NeurodataWithoutBorders / nwb-schema

Data format specification schema for the NWB neurophysiology data format
http://nwb-schema.readthedocs.io
Other
53 stars 16 forks source link

Need a mechanism to extend schema without subclassing #141

Closed campagnola closed 4 years ago

campagnola commented 6 years ago

General Problem

There are several places in the schema where we run into problems caused by the use of class inheritance as the sole mechanism of extension. It is often desirable to have a class that combines properties from multiple superclasses, but it is not straightforward to achieve this combination without either modifying the core classes or duplicating code. Examples: #131 #129

The typical case that we have seen repeated is that a base class (such as ImageSeries, or PatchClampSeries) comes in many different varieties, and each one implies different types/combinations of metadata. Attempting to use an inheritance hierarchy to describe this variety leads to combinatorial explosion, so instead we need a compositional approach (for background read any of the many web articles on "inheritance vs composition").

A specific example

The core spec currently contains two classes ImageSeries and TwoPhotonSeries, where the latter class inherits from the former and adds on metadata specific to a 2-photon imaging session, such as scan_line_rate and pmt_gain. Now we want to create a new class Image that is just like ImageSeries, but representing a single snapshot in time. Things get tricky from here:

The number of classes that would be needed to describe this combinatorial space grows multiplicatively with each new piece of metadata. A more natural approach is to simply say: we have a base Image class, and it contains any number of extra metadata pieces. However switching to a compositional approach requires careful consideration; we still want to have a strongly defined schema, and there are many different possible approaches to implementing composition.

What kind of composition to use?

We want a solution with the following properties:

Proposed solution

Python API example:

# Video data is acquired with a camera. To store this,
# create ImageSeries and CameraMeta objects, and then attach
# them together:
image = ImageSeries(data)
cam_meta = CameraMeta(exposure_time=10e-3, binning=(2,2))
image.extend(cam_meta)  # or maybe `image.attach(...)`

# A shorthand version of the above:
image = ImageSeries(ext=[CameraMeta(...)])
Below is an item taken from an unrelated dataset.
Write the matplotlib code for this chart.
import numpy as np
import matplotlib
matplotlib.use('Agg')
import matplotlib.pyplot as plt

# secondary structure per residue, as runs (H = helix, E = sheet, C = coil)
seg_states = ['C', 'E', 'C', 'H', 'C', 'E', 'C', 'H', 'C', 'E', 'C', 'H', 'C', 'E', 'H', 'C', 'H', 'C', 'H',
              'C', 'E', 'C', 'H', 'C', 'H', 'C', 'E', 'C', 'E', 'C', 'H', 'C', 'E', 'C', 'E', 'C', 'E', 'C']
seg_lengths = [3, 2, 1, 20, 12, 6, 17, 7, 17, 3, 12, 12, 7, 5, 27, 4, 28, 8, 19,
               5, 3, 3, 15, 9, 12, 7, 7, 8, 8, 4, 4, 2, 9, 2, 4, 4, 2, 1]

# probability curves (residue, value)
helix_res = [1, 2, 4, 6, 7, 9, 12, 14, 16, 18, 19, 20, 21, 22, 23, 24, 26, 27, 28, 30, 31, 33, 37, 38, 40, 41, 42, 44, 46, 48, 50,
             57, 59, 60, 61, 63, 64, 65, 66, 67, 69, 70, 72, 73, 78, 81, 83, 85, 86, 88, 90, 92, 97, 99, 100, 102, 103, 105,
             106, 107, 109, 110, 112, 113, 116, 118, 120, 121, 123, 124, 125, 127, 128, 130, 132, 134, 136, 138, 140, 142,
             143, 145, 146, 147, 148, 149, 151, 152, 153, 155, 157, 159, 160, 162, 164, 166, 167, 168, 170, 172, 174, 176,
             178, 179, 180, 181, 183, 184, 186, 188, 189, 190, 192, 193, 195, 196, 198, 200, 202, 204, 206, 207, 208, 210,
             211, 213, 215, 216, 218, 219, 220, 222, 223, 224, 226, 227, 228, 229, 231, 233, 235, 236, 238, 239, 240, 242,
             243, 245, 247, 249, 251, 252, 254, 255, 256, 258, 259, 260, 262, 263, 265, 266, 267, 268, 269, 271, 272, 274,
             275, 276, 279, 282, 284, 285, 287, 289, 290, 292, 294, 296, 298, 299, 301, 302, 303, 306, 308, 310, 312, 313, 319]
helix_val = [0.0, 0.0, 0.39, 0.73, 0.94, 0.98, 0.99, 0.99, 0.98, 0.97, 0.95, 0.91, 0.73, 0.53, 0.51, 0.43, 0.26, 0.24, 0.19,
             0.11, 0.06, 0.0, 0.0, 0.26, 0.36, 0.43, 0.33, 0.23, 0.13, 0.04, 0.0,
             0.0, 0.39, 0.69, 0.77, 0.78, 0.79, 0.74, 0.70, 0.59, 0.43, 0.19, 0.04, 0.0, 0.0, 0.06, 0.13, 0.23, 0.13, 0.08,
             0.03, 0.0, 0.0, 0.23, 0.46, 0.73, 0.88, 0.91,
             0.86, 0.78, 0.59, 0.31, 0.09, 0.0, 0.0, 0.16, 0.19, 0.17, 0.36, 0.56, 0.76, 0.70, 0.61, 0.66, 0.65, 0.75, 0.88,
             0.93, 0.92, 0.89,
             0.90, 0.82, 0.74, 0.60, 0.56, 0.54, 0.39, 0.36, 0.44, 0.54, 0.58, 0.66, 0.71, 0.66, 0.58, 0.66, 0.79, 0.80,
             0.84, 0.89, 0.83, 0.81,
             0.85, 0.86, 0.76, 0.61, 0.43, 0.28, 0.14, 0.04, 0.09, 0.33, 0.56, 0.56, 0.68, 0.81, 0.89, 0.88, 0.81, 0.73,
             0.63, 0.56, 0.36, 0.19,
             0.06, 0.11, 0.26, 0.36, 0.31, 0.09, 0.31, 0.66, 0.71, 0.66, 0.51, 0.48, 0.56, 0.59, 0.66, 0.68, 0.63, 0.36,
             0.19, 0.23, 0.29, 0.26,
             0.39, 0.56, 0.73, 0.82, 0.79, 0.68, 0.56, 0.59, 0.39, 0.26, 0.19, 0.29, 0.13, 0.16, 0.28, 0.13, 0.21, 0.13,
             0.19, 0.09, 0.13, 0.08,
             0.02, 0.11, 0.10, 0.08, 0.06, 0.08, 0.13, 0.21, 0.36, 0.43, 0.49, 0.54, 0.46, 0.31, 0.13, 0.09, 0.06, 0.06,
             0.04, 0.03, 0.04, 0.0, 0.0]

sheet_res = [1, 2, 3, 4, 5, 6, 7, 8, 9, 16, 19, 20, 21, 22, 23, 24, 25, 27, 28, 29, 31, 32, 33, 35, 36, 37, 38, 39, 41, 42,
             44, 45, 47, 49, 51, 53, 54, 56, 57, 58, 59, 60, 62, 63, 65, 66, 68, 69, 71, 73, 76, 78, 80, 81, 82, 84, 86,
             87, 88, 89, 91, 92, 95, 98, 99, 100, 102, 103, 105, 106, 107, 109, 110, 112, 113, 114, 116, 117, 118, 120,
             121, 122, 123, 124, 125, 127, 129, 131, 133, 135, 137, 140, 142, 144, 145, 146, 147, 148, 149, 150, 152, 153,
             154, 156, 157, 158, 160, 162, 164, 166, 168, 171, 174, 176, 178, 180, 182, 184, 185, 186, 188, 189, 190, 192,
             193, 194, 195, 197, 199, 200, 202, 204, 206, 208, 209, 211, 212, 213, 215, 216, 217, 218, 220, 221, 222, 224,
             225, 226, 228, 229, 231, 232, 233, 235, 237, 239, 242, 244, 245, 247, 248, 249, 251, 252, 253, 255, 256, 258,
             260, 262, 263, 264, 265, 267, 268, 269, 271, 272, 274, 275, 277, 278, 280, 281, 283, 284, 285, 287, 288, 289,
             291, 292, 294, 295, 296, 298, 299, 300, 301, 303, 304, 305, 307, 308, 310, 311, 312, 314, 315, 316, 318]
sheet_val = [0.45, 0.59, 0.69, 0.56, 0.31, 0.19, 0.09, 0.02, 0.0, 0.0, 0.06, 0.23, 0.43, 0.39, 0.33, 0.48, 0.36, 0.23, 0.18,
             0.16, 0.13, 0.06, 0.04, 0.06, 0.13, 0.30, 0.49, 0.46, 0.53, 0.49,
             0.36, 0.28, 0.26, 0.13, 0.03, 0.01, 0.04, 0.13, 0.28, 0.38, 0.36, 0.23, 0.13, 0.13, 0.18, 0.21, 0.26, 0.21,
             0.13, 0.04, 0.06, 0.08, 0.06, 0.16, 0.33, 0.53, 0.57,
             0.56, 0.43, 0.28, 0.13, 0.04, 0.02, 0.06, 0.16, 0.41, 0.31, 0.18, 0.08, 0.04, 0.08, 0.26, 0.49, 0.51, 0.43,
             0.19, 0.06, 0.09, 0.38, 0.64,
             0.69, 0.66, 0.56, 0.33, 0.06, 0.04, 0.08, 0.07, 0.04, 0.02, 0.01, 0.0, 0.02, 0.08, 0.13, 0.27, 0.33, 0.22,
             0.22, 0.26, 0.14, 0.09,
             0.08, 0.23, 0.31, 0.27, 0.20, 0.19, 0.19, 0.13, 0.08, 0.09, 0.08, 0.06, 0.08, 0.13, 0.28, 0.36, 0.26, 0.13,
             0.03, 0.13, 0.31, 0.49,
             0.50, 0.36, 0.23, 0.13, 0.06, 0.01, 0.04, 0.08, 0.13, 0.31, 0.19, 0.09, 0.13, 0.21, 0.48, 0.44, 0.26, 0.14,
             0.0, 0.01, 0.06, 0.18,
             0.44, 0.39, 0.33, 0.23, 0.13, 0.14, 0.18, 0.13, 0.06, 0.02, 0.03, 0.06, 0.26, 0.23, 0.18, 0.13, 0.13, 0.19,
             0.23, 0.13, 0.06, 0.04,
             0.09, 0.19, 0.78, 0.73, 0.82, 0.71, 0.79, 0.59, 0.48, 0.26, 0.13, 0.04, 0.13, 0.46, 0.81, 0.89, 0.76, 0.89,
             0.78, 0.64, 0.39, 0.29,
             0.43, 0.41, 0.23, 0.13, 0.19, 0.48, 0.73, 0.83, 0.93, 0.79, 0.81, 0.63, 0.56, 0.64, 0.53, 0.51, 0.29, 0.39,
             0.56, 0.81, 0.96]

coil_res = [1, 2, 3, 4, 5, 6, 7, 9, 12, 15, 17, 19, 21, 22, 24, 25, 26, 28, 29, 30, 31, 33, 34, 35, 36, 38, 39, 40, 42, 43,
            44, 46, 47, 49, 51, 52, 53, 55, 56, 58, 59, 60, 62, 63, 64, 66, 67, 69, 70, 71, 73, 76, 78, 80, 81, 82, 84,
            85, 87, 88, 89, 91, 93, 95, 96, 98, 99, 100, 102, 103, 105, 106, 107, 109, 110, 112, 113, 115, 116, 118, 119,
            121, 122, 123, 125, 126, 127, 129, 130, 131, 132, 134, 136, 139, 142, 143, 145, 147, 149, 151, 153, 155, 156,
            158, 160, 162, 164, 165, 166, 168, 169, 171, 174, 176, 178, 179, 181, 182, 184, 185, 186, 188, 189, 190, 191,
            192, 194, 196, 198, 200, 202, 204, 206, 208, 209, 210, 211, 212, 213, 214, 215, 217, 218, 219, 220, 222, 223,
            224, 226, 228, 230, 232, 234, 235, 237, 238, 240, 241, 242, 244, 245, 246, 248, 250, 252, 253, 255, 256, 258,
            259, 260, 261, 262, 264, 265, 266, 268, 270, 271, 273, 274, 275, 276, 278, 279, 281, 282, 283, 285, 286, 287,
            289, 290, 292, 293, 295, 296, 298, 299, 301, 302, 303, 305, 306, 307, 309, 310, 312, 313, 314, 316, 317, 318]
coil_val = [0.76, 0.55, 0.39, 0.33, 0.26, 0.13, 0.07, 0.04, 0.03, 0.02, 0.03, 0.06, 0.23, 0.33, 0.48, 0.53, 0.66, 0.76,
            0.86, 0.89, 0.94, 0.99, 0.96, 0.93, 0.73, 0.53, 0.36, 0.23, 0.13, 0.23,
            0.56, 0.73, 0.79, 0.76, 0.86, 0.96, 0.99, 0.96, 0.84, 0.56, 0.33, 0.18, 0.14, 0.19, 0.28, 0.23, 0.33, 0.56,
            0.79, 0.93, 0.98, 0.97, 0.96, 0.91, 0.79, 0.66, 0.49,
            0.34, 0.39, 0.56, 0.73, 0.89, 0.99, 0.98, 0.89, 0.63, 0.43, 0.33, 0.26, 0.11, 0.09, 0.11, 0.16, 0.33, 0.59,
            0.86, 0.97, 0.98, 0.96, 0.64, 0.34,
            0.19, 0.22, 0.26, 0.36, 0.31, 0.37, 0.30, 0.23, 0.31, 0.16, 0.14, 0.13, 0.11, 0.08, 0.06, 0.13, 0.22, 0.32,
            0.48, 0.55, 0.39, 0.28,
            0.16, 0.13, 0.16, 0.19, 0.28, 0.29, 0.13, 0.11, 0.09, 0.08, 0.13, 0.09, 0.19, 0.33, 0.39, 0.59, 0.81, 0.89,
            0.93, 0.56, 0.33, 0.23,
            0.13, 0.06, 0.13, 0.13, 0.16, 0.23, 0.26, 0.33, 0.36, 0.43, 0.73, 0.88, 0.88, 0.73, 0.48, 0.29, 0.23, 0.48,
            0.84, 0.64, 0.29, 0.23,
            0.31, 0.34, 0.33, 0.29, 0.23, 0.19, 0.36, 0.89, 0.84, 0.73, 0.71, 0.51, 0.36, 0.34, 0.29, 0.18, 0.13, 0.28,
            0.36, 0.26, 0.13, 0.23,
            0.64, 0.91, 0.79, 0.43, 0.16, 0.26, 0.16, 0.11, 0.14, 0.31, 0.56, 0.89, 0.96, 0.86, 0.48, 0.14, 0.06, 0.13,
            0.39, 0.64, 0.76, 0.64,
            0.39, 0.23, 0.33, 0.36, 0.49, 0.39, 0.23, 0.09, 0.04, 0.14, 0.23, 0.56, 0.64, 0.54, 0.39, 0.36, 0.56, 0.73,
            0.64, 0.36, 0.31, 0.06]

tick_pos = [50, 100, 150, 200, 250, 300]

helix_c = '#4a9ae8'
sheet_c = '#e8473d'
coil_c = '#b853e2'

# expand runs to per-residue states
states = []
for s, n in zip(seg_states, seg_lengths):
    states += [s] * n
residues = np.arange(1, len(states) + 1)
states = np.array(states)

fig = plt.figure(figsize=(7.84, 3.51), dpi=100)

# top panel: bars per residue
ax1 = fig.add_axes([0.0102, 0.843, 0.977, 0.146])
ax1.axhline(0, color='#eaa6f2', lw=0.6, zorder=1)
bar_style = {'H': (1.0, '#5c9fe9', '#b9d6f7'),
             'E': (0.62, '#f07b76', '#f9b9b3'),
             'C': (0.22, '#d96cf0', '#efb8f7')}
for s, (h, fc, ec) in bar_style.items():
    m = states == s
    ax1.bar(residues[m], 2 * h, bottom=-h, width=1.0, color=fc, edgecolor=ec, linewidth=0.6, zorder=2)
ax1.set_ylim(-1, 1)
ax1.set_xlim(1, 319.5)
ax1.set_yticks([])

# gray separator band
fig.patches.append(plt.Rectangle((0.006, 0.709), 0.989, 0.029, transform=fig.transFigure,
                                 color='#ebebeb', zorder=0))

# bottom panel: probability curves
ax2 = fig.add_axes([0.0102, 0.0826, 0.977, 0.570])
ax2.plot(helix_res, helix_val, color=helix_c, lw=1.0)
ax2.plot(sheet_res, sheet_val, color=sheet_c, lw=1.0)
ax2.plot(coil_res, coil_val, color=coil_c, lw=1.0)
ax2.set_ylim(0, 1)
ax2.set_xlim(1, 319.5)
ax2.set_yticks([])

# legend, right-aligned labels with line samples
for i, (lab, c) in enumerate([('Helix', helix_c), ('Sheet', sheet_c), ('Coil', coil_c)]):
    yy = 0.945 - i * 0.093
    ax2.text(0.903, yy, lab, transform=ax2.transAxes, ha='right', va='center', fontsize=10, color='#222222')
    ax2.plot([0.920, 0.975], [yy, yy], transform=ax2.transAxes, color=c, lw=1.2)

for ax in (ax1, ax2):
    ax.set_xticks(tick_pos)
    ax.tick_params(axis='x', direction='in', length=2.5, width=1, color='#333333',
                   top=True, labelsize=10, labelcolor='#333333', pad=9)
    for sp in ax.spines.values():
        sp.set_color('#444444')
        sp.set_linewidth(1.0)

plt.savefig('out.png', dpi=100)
# Now we can see that this is a camera image:
image.has_interface(CameraMeta)  # returns True

# And perhaps we can specify that the CameraMeta and TwoPhotonMeta
# interfaces are mutually exclusive
image.extend(TwoPhotonMeta(...))   # raises an exception

# We can also directly access the attributes that were created by the 
# CameraMeta interface
image.exposure_time   # returns 10e-3

# A more complex example:
image = ImageSeries(ext=[
    CameraSyncSignal(trigger_data=...),
    CameraMeta(exposure_time=10e-3, ext=[
        ImagingFilterMeta(excitation_wavelength=568, emission_wavelength=730)
    ])
])

A core spec modification is needed in order to store information about the interfaces attached to any object:

- neurodata_type_def: NWBContainer
  groups:
    - name: ext
      groups:
         - neurodata_type_inc: NWBContainer
      quantity: *
      datasets:
         - neurodata_type_inc: NWBData

And the Interface objects created above would need to be described in the spec (core or extension) as well:

- neurodata_type_def: CameraImageMeta
  neurodata_type_inc: Interface
  neurodata_type_parent: Image
  datasets:
  - name: exposure_time
    dtype: float
    doc: Duration of each frame exposure in seconds
  - name: exposure_time
    dtype: float
    doc: Duration of each frame exposure in seconds

Open questions

oruebel commented 6 years ago

From what I can tell, this can be expressed with the current schema language, i.e., you have a group for storing metadata that allows you to add zero or more metadata containers. I don't think we need to modify NWBContainer for this (not all types need this feature) but you could just create a new base type that extends NWBContainer

campagnola commented 6 years ago

The suggestion above was the result of a discussion I had with @ajtritt at the end of the hackathon. I actually do think all types need this support so that people writing their own metadata extensions are not tempted to use subclassing. If we continue down this path of subclassing, we will have many extensions created by the community that cannot be used together. At best, this will result in a lot of code duplication. At worst, this will discourage extension sharing and prevent further standardization.

The suggestion above also has some real benefits over simply making a metadata group: